»»

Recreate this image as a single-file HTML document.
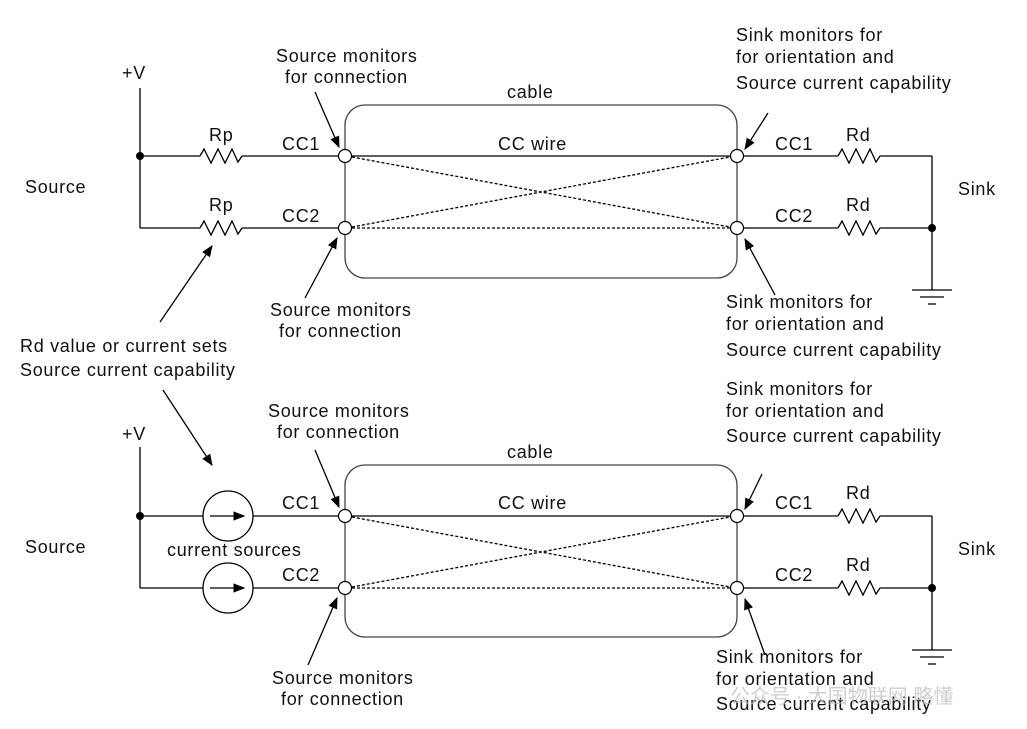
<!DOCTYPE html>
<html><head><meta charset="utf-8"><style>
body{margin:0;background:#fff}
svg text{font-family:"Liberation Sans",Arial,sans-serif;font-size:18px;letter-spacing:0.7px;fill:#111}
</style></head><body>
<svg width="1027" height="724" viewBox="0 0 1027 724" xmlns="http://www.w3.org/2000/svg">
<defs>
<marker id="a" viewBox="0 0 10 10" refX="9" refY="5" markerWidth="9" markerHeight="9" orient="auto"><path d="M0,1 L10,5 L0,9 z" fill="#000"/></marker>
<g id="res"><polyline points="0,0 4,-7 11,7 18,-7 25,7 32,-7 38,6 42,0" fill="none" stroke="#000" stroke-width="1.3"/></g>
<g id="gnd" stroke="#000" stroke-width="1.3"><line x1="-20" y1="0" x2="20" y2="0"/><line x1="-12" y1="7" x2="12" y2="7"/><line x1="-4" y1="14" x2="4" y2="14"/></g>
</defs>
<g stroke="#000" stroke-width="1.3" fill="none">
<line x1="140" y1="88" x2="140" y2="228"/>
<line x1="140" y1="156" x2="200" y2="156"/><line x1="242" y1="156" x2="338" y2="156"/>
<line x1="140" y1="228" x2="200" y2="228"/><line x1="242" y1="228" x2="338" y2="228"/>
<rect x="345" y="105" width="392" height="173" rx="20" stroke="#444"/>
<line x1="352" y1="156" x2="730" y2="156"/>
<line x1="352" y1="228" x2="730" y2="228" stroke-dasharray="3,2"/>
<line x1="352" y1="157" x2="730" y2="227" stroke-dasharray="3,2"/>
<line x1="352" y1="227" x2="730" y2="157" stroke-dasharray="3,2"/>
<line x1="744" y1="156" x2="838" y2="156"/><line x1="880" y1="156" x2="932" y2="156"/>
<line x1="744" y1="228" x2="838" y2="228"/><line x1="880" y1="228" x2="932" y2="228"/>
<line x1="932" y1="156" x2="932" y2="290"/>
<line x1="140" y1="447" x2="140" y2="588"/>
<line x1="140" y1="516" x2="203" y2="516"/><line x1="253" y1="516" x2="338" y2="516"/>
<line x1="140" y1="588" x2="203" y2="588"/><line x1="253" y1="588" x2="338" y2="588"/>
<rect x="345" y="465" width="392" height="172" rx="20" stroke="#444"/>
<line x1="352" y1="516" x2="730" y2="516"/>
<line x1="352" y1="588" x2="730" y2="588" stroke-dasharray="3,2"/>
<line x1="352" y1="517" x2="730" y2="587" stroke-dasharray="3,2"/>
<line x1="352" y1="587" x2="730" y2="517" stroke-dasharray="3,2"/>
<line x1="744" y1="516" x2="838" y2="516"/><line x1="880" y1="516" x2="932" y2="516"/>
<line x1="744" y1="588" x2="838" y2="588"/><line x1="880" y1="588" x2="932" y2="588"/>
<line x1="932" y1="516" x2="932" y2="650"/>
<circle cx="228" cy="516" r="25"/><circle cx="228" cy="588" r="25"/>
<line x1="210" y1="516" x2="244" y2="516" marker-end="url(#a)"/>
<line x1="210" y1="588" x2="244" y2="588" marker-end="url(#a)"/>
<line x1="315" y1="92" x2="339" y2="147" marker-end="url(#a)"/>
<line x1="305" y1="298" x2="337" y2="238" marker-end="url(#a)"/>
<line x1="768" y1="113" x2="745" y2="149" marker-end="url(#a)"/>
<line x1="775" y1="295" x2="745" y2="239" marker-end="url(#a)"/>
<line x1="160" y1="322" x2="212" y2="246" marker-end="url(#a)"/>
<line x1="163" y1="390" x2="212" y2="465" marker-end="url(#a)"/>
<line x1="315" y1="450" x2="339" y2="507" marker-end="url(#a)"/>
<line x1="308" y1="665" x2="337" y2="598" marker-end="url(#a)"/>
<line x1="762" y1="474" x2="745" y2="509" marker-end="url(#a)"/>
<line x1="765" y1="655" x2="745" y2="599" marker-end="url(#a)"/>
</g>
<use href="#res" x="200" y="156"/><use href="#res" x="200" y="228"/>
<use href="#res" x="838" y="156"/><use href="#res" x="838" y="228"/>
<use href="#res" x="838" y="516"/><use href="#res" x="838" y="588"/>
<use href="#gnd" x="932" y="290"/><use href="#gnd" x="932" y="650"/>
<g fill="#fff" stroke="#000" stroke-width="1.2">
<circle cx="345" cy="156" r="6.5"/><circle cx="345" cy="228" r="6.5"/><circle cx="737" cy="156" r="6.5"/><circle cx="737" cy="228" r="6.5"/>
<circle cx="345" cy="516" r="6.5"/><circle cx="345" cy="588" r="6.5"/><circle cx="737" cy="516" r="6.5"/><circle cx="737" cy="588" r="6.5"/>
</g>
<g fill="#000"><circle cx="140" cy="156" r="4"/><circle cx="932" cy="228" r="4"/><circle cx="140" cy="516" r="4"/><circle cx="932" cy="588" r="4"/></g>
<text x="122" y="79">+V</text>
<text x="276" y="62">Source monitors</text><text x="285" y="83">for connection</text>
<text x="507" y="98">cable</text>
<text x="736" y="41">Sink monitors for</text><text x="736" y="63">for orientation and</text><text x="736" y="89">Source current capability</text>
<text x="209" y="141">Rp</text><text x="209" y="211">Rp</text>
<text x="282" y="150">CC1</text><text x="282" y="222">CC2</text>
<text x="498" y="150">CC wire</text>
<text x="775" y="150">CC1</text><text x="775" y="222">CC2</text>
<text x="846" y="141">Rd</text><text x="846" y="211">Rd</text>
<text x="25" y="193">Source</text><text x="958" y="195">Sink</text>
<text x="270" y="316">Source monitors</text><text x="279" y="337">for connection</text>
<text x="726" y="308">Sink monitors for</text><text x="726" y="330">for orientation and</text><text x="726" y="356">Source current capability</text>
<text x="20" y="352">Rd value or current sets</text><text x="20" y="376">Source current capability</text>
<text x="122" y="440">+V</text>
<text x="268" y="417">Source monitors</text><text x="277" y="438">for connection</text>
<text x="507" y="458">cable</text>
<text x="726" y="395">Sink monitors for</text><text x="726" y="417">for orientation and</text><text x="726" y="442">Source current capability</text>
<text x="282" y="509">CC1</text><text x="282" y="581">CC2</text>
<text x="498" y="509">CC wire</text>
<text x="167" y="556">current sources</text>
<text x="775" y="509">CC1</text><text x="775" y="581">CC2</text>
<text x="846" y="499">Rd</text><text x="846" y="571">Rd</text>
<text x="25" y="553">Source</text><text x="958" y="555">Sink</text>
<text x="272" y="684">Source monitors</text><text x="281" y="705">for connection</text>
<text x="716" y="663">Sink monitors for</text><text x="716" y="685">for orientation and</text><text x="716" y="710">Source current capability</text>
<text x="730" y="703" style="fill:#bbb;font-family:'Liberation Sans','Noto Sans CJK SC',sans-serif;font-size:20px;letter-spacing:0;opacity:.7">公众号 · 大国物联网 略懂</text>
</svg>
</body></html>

««
»»

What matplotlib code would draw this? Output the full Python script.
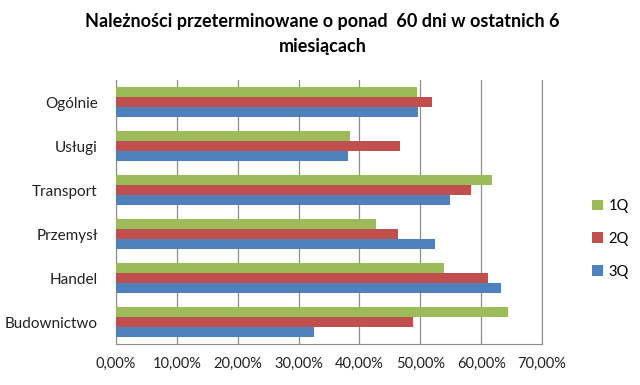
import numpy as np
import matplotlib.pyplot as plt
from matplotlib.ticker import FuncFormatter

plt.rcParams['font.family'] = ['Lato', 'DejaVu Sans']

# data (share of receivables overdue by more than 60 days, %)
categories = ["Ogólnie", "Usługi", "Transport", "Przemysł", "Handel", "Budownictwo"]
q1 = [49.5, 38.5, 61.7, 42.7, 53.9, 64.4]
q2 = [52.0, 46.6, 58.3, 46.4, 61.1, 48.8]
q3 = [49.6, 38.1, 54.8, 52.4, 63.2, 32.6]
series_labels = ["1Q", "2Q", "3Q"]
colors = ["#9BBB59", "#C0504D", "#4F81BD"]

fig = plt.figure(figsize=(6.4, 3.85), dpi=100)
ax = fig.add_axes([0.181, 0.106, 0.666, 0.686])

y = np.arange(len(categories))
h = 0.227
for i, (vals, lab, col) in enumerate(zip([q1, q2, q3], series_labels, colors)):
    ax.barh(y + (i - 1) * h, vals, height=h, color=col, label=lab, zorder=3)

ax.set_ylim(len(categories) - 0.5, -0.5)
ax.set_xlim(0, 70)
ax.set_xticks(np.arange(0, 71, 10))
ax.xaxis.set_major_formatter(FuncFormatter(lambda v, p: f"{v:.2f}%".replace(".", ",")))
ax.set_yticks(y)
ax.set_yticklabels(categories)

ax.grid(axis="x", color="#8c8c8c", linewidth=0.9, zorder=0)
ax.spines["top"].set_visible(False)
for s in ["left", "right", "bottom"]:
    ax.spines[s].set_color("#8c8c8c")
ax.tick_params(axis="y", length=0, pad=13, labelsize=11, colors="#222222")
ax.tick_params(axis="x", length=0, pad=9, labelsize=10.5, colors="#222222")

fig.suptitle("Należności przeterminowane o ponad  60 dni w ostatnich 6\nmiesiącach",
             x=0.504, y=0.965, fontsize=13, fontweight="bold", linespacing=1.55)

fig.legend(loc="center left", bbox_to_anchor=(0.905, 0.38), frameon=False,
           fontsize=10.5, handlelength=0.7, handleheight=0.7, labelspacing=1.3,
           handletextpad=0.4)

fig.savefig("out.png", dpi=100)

««
»»

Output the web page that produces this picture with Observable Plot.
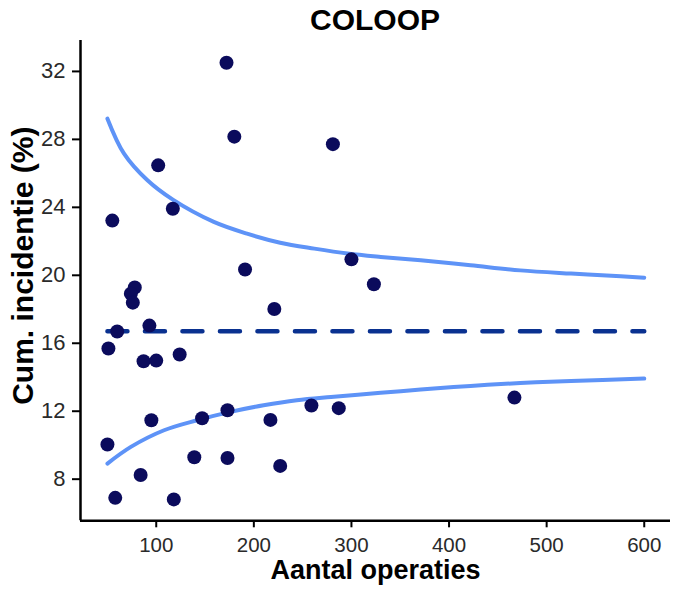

««

**What is needed**
Above are the records; copy exactly the lines from the one with "What matplotlib code" through the one with "plt.rcParams['font.family'] = ['Lato', 'DejaVu", including both, and nothing more. Leave out pictures.

**Completed exercise**
What matplotlib code would draw this? Output the full Python script.
import numpy as np
import matplotlib.pyplot as plt
from matplotlib.ticker import FuncFormatter

plt.rcParams['font.family'] = ['Lato', 'DejaVu Sans']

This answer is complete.